The First Amendment's Religion Clauses mean that religious beliefs and religious expression are too precious to be either proscribed or prescribed by the State. The design of the Constitution is that preservation and transmission of religious beliefs and worship is a responsibility and a choice committed to the private sphere, which itself is promised freedom to pursue that mission. It must not be forgotten then, that while concern must be given to define the protection granted to an objector or a dissenting nonbeliever, these same Clauses exist to protect religion from government interference.
Weisman, 505 U.S. at 589 (striking down prayers at graduation of “primary and secondary school children,” for whom “the risk of compulsion is especially high,” but leaving open the legitimacy of such prayers in similar circumstances for “mature adults”).
The Establishment Clause surely does not require legislative bodies to undertake the impossible task of monitoring and prescribing appropriate legislative prayers for religious leaders to offer as invocations. And it does not require that legislative bodies demand that religious leaders only offer nonsectarian prayers. Yet the majority imposes these exact requirements, with all of its constitutionally suspicious problems.

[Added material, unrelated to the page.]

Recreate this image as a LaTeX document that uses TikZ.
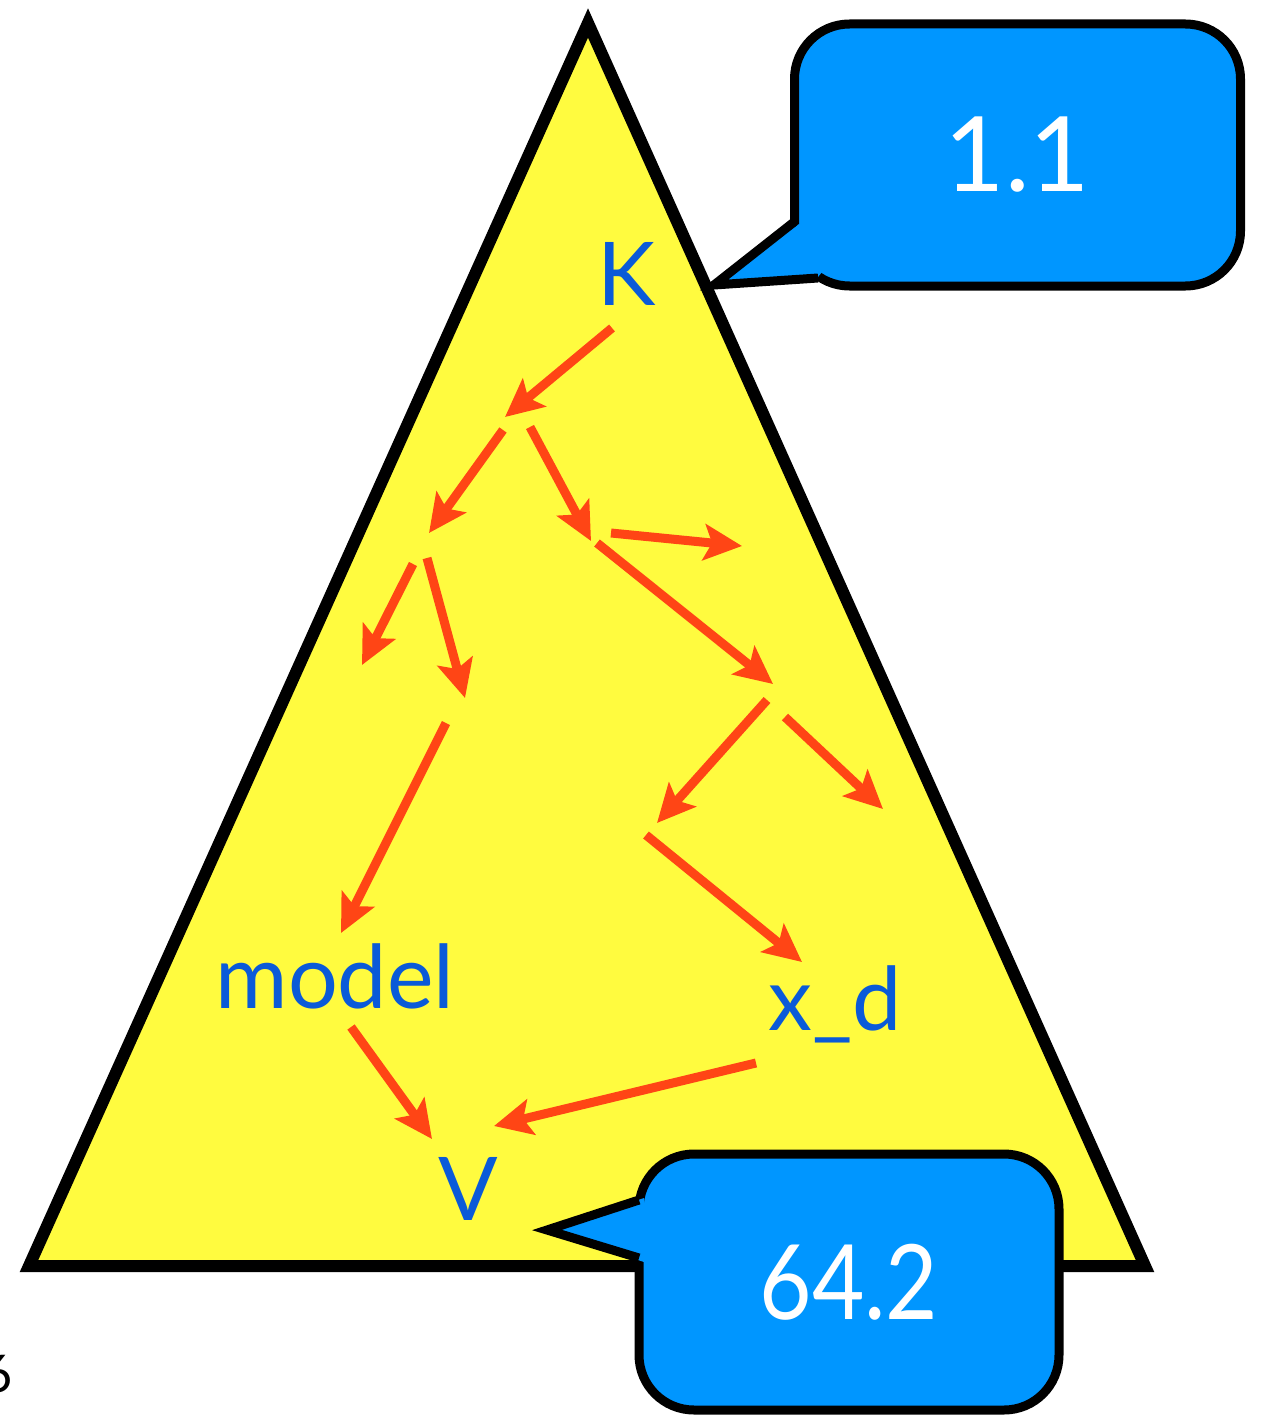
\documentclass[tikz,border=0pt]{standalone}
\usepackage{fontspec}
\setmainfont{Lato}
\usetikzlibrary{arrows.meta}
\definecolor{triyellow}{HTML}{FFFB3F}
\definecolor{callblue}{HTML}{0096FF}
\definecolor{labblue}{HTML}{0A5AD8}
\definecolor{arrred}{HTML}{FF4515}

\begin{document}
\begin{tikzpicture}[x=1pt,y=-1pt,
  lbl/.style={text=labblue,font=\fontsize{88}{88}\selectfont,inner sep=0pt,anchor=base},
  link/.style={-{Stealth[length=38pt,width=36pt,inset=8pt]},line width=9pt,draw=arrred},
  callout/.style={draw=black,fill=callblue,line width=9pt,rounded corners=55pt,text=white,
    font=\fontsize{104}{104}\selectfont,inner sep=0pt},
  tail/.style={line width=9pt,line join=miter}
]
\clip (0,0) rectangle (1260,1415);
\fill[white] (0,0) rectangle (1260,1415);

% the big triangle
\draw[line width=12pt,line join=miter,fill=triyellow] (588,23) -- (1145,1266) -- (29,1266) -- cycle;

% labels
\node[lbl] (K) at (627,305) {K};
\node[lbl] (model) at (335,1008) {model};
\node[lbl] (xd) at (835,1030) {x\_d};
\node[lbl] (V) at (468,1220) {V};

% junction points
\coordinate (t1) at (505,417);
\coordinate (s2) at (503,430);
\coordinate (t2) at (429,533);
\coordinate (s3) at (530,427);
\coordinate (t3) at (591,541);
\coordinate (s4) at (611,533);
\coordinate (t4) at (742,546);
\coordinate (s5) at (597,543);
\coordinate (t5) at (773,684);
\coordinate (s6) at (413,564);
\coordinate (t6) at (362,665);
\coordinate (s7) at (427,558);
\coordinate (t7) at (465,698);
\coordinate (s8) at (446,723);
\coordinate (s9) at (767,700);
\coordinate (t9) at (657,823);
\coordinate (s10) at (785,717);
\coordinate (t10) at (883,809);
\coordinate (s11) at (646,835);

\draw[link] ([shift={(-15,23)}]K.base) -- (t1);
\draw[link] (s2) -- (t2);
\draw[link] (s3) -- (t3);
\draw[link] (s4) -- (t4);
\draw[link] (s5) -- (t5);
\draw[link] (s6) -- (t6);
\draw[link] (s7) -- (t7);
\draw[link] (s8) -- ([shift={(6,-75)}]model.base);
\draw[link] (s9) -- (t9);
\draw[link] (s10) -- (t10);
\draw[link] (s11) -- ([shift={(-33,-68)}]xd.base);
\draw[link] ([shift={(16,19)}]model.base) -- ([shift={(-36,-81)}]V.base);
\draw[link] ([shift={(-79,33)}]xd.base) -- ([shift={(26,-94)}]V.base);

% callouts
\node[callout,minimum width=446pt,minimum height=262pt] (top) at (1017.5,155) {1.1};
\fill[callblue] (799,224) -- (714,285) -- (818,277) -- (840,250) -- cycle;
\draw[tail] (794,222) -- (714,285) -- (818,278);

\node[callout,minimum width=420pt,minimum height=256pt] (bot) at (849,1282) {\scalebox{0.87}[1]{64.2}};
\fill[callblue] (644,1198) -- (547,1230) -- (644,1262) -- cycle;
\draw[tail] (639,1200) -- (547,1230) -- (639,1258);

% page number, cut by the edge
\node[font=\fontsize{52}{52}\selectfont,inner sep=0pt,anchor=base east] (pg) at (13,1392) {6};
\end{tikzpicture}
\end{document}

In sum, the County's policy for legislative prayer is totally neutral, proactively inclusive, and carefully implemented so that the County, in no manner, could be perceived as selecting, or expressing a preference for a particular religious leader, a particular religion or denomination, or a particular prayer. In this structure, which was meticulously constructed to follow Supreme Court precedent, our intrusion is nothing short of a compromise of the County's effort to maintain an open and neutral policy.

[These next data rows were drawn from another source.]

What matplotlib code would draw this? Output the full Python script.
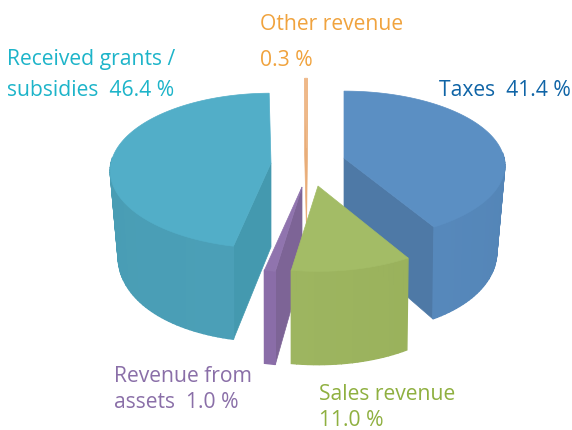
import numpy as np
import matplotlib
matplotlib.use('Agg')
import matplotlib.pyplot as plt
from matplotlib.colors import to_rgb
from matplotlib.patches import Polygon

categories = ['Taxes', 'Sales revenue', 'Revenue from assets', 'Received grants / subsidies', 'Other revenue']
values = [41.4, 11.0, 1.0, 46.4, 0.3]

# style per slice: apex position in pixels, squash, top, side (2 tones), cut face
apex = [(344, 158), (318, 186), (302, 187), (271, 163), (306.5, 148)]
squash = [0.46, 0.48, 0.48, 0.48, 0.48]
top_col = ['#5b8fc3', '#a3bc66', '#9074ae', '#52aec8', '#efb888']
side_col = [('#4f7fae', '#5688bb'), ('#9ab25c', '#9db560'), ('#8a6da8', '#8a6da8'), ('#4b9fb7', '#469ab1'), ('#efb888', '#efb888')]
cut_col = ['#4e79a6', '#9ab25c', '#7d6496', '#4499af', '#e9ad78']
draw_order = [4, 0, 3, 2, 1]

R = 160.
persp = 0.10    # near side bigger than far side
H = 84.         # height of the slices
shrink = 0.05   # bottom rim a bit narrower at the sides


def project(i, th, r=1., drop=False):
    c = apex[i]
    u = r*np.sin(th)
    v = r*np.cos(th)
    w = 1./(1. + persp*v)
    if drop:
        return c[0] + R*u*w*(1 - shrink*u*u), c[1] - R*squash[i]*v*w + H*w
    return c[0] + R*u*w, c[1] - R*squash[i]*v*w


def blend(a, b, t):
    return tuple((1-t)*np.array(to_rgb(a)) + t*np.array(to_rgb(b)))


fig = plt.figure(figsize=(5.72, 4.30), dpi=100)
ax = fig.add_axes([0, 0, 1, 1])
ax.set_xlim(0, 572)
ax.set_ylim(430, 0)
ax.axis('off')

edges = np.cumsum([0.] + values)/100.*2*np.pi

for i in draw_order:
    th0, th1 = edges[i], edges[i+1]
    ths = np.linspace(th0, th1, max(int((th1-th0)/0.03), 2))

    # cut faces turned towards the viewer
    for th, vis in ((th0, np.sin(th0) < 0), (th1, np.sin(th1) > 0)):
        if vis:
            a = project(i, th, 0.)
            b = project(i, th)
            d = project(i, th, drop=True)
            e = project(i, th, 0., drop=True)
            ax.add_patch(Polygon([a, b, d, e], fc=cut_col[i], ec=cut_col[i], lw=0.5))

    # outer wall, thin strips
    for j in range(len(ths)-1):
        if np.cos(ths[j]) > 0.05 and np.cos(ths[j+1]) > 0.05:
            continue
        t = j/max(len(ths)-2, 1)
        col = blend(side_col[i][0], side_col[i][1], t)
        pts = [project(i, ths[j]), project(i, ths[j+1]),
               project(i, ths[j+1], drop=True), project(i, ths[j], drop=True)]
        ax.add_patch(Polygon(pts, fc=col, ec=col, lw=1.0))

    # top face
    pts = [project(i, th0, 0.)] + [project(i, th) for th in ths]
    ax.add_patch(Polygon(pts, fc=top_col[i], ec=top_col[i], lw=0.5))

font = 'Open Sans'
fs = 15.2
ax.text(7, 60, 'Received grants /', color='#1db4c9', fontsize=fs, family=font, va='center')
ax.text(7, 90, 'subsidies  46.4 %', color='#1db4c9', fontsize=fs, family=font, va='center')
ax.text(260, 24, 'Other revenue', color='#f0a33e', fontsize=fs, family=font, va='center')
ax.text(260, 60, '0.3 %', color='#f0a33e', fontsize=fs, family=font, va='center')
ax.text(439, 90, 'Taxes  41.4 %', color='#0f64a6', fontsize=fs, family=font, va='center')
ax.text(114, 376, 'Revenue from', color='#8a6fa8', fontsize=fs, family=font, va='center')
ax.text(114, 403, 'assets  1.0 %', color='#8a6fa8', fontsize=fs, family=font, va='center')
ax.text(319, 394, 'Sales revenue', color='#8fb040', fontsize=fs, family=font, va='center')
ax.text(319, 420, '11.0 %', color='#8fb040', fontsize=fs, family=font, va='center')

fig.savefig('out.png', dpi=100)
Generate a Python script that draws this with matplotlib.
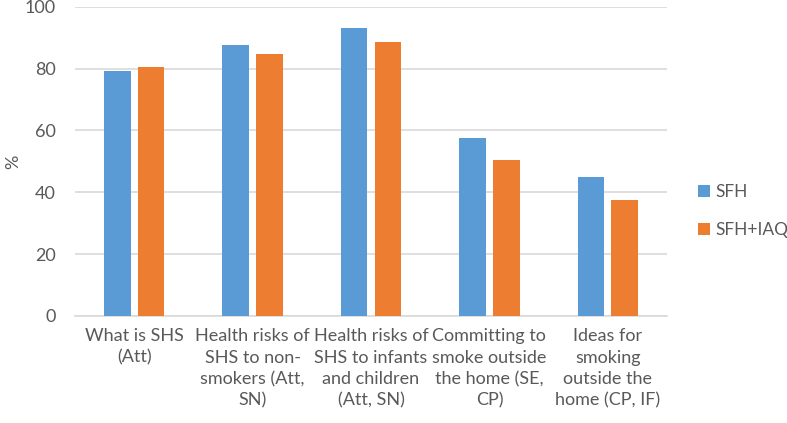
import matplotlib.pyplot as plt
import numpy as np

plt.rcParams['font.family'] = ['Lato', 'DejaVu Sans']

categories = ['What is SHS\n(Att)',
              'Health risks of\nSHS to non-\nsmokers (Att,\nSN)',
              'Health risks of\nSHS to infants\nand children\n(Att, SN)',
              'Committing to\nsmoke outside\nthe home (SE,\nCP)',
              'Ideas for\nsmoking\noutside the\nhome (CP, IF)']
sfh = [79.3, 87.5, 93.2, 57.7, 45.0]
sfh_iaq = [80.6, 84.7, 88.5, 50.5, 37.5]

text_col = '#595959'
grid_col = '#d9d9d9'

fig = plt.figure(figsize=(7.87, 4.23), dpi=100)
ax = fig.add_axes([0.0953, 0.253, 0.7522, 0.731])

x = np.arange(len(categories))
w = 0.225
ax.bar(x - 0.143, sfh, w, color='#5b9bd5', label='SFH', zorder=3)
ax.bar(x + 0.143, sfh_iaq, w, color='#ed7d31', label='SFH+IAQ', zorder=3)

ax.set_xlim(-0.5, len(categories) - 0.5)
ax.set_ylim(0, 100)
ax.set_yticks(range(0, 101, 20))
ax.grid(axis='y', color=grid_col, lw=1.2, zorder=0)
for s in ['top', 'right', 'left']:
    ax.spines[s].set_visible(False)
ax.spines['bottom'].set_color(grid_col)
ax.spines['bottom'].set_linewidth(1.2)

ax.set_xticks(x)
ax.set_xticklabels(categories, linespacing=1.4)
ax.tick_params(axis='both', length=0, colors=text_col, labelsize=13)
ax.tick_params(axis='x', pad=9)
ax.tick_params(axis='y', pad=14)
ax.set_ylabel('%', color=text_col, fontsize=13)
ax.yaxis.set_label_coords(-0.09, 0.5)

leg = ax.legend(loc='center left', bbox_to_anchor=(1.04, 0.34), frameon=False,
                fontsize=12.5, handlelength=0.7, handleheight=0.7,
                handletextpad=0.3, labelspacing=1.25, borderaxespad=0)
for t in leg.get_texts():
    t.set_color(text_col)

plt.savefig('out.png', dpi=100)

Prayer includes the articulation of words addressed to the Divine Being in accordance with the beliefs of the prayergiver's religion. Because how one should address the Divine Being and what one should say cannot be determined by a civil court of law, efforts to do so would inevitably place courts in the untenable role of regulating the content of religious expression.
And to interfere with a prayer-giver's form of address during an invocation is no less intrusive. In the Jewish and Christian traditions, Moses asked God, when receiving the law, how he was to refer to God in relating the law to his people. God told Moses that he must say to the Israelites, “I am who I am” and therefore he must say, “I am has sent me to you.” God also told Moses to say to the Israelites, “YHWH [the sacred and unspeakable name of the Lord], the God of your ancestors, the God of Abraham, the God of Isaac, and the God of Jacob, has sent me to you.” God concluded, “This is my name forever, and this is my title for all generations.” Exodus 3:13–15. Christians call on the Divine Being with the names God the Father, God the Son (Jesus), and God the Holy Spirit. Muslims have 99 names for God, but Allah is the supreme appellation. Yet the majority opinion now directs all religious leaders to forsake these names to accommodate some “civil,” court-shaped religion.

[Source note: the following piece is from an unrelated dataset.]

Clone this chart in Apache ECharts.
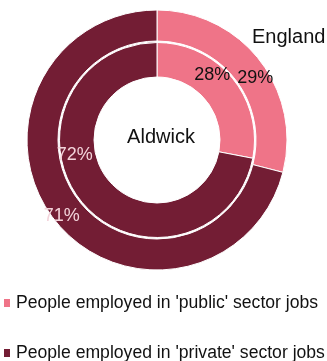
<!DOCTYPE html>
<html>
<head>
<meta charset="utf-8">
<script src="https://cdn.jsdelivr.net/npm/echarts@6/dist/echarts.min.js"></script>
<style>
html,body{margin:0;padding:0;background:#fff;}
#c{width:327px;height:361px;}
</style>
</head>
<body>
<div id="c"></div>
<script>
var categories = ["People employed in 'public' sector jobs", "People employed in 'private' sector jobs"];
var aldwickValues = [28, 72];
var englandValues = [29, 71];
var innerName = 'Aldwick';
var outerName = 'England';

var colors = ['#EF7488', '#731D34'];
var labelColors = ['#111111', '#F3D3DA'];
var innerOffsets = [[-9, -12], [-18, -38]];
var outerOffsets = [[5.5, 10.5], [-2.5, 4]];
var legendTops = [294, 344];
var FONT = 'Liberation Sans, Arial, sans-serif';

function build(values, offsets) {
  return values.map(function (v, i) {
    return {
      name: categories[i],
      value: v,
      itemStyle: { color: colors[i] },
      label: { color: labelColors[i], offset: offsets[i] }
    };
  });
}

var chart = echarts.init(document.getElementById('c'), null, { renderer: 'canvas' });
chart.setOption({
  animation: false,
  color: colors,
  title: [
    { text: innerName, left: 156, top: 132, textAlign: 'center', textVerticalAlign: 'middle',
      textStyle: { fontFamily: FONT, fontSize: 20, fontWeight: 'normal', color: '#111' } },
    { text: outerName, left: 252, top: 27,
      textStyle: { fontFamily: FONT, fontSize: 20, fontWeight: 'normal', color: '#111' }, padding: 0 }
  ],
  legend: categories.map(function (c, i) {
    return {
      orient: 'vertical',
      left: 2,
      top: legendTops[i],
      padding: 0,
      itemWidth: 8,
      itemHeight: 10,
      icon: 'rect',
      textStyle: { fontFamily: FONT, fontSize: 17.6, color: '#111' },
      data: [c]
    };
  }),
  series: [
    {
      name: innerName,
      type: 'pie',
      center: [157, 140],
      radius: [63, 97.5],
      startAngle: 90,
      clockwise: true,
      silent: true,
      itemStyle: { borderColor: '#fff', borderWidth: 1 },
      label: { show: true, position: 'inside', formatter: '{c}%', fontFamily: FONT, fontSize: 18 },
      labelLine: { show: false },
      data: build(aldwickValues, innerOffsets)
    },
    {
      name: outerName,
      type: 'pie',
      center: [157, 140],
      radius: [99, 130],
      startAngle: 90,
      clockwise: true,
      silent: true,
      itemStyle: { borderColor: '#fff', borderWidth: 1 },
      label: { show: true, position: 'inside', formatter: '{c}%', fontFamily: FONT, fontSize: 18 },
      labelLine: { show: false },
      data: build(englandValues, outerOffsets)
    }
  ]
});
</script>
</body>
</html>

Indeed, the majority demands prayers that do not mention Jesus—at least not “four-fifths” of the time; that are not in too close a “proximity” to official government business; that embrace a “non-sectarian ideal”; that do not create “patterns of sectarian prayer”; that do not “pressure one to stand and bow.” Such a position, however, fails to take prayer as the sacred dialogue between the Divine Being and the people, as determined by any given religion represented by the religious leaders of Forsyth County.
Indeed, Joyner and Blackmon's complaint about being pressured to stand and bow during prayer—a complaint that the majority apparently accepts—is not a complaint against sectarian prayer or even against a government preference of a religion or denomination. It is an attack on prayer itself. It is not the sectarian nature of a prayer, or even its content, that creates the subtle coercive pressure of which the plaintiffs complain. It is the allowance of any prayer in the public forum and the respect for it shown by others that leads to this pressure. How the majority, in adopting the plaintiffs' position, protects nonsectarian prayer but, at the same time, condemns the pressure caused by such prayer because the people stand and bow their heads suffers from its own inherent inconsistency.
Forsyth County has not picked any particular prayer—sectarian or not—nor has it favored any particular prayer. Its policy is to have a pluralistic celebration of prayer through which all in the County may solemnize the Board's meetings while at the same time respecting each religion or denomination's form of prayer. And Marsh supports this approach. It requires—in an effort to preserve respect for a mutual exercising of religions—that government not permit religious speech that proselytizes, advances one religion over another, or disparages other religions. And for that limited purpose, it directs that the content of legislative prayer be reviewed. But the review is limited and is designed for the mutual protection of the diverse prayers of a religiously pluralistic society, spoken in accordance with each religion.
Finally, I note that the majority's logic in prohibiting only an invocation of Jesus during prayers in Forsyth County, but otherwise allowing other prayer content, escapes me. Prayer includes the invocation of the Divine Being according to the understanding of the religion, not the court. Would the majority thus preclude a Christian prayer invoking the Holy Spirit or Pax Christi or the King of kings? Would the majority deny a prayer invoking the God of Abraham, Isaac, and Jacob? Whatever name is spoken, it is spoken by the religious leader in accord with the leader's religion to call on the Divine Being. Yet we now legislate, based on the imprecise notion of nonsectarianism, bowing to political correctness or universal inoffensiveness and censuring only what offended Joyner and Blackmon on December 17, 2007, without regard to the dangers of governmental censorship of religious expression.
I respectfully submit that we must maintain a sacred respect of each religion, and when a group of citizens comes together, as does the Forsyth County Board of Commissioners, and manifests that sacred respect—allowing the prayers of each to be spoken in the religion's own voice—we must be glad to let it be. The ruling today intermeddles most subjectively without a religiously sensitive or constitutionally compelled standard. This surely cannot be a law for mutual accommodation, and it surely is not required by the Establishment Clause.
FOOTNOTE. In a later opinion, the court concluded that the appellants lacked standing. See Hinrichs v. Speaker of the House of Representatives of the Ind. Gen. Assembly, 506 F.3d 584, 585 (7th Cir.2007).
Affirmed by published opinion. Judge WILKINSON wrote the majority opinion, in which Judge KEENAN joined. Judge NIEMEYER wrote a dissenting opinion.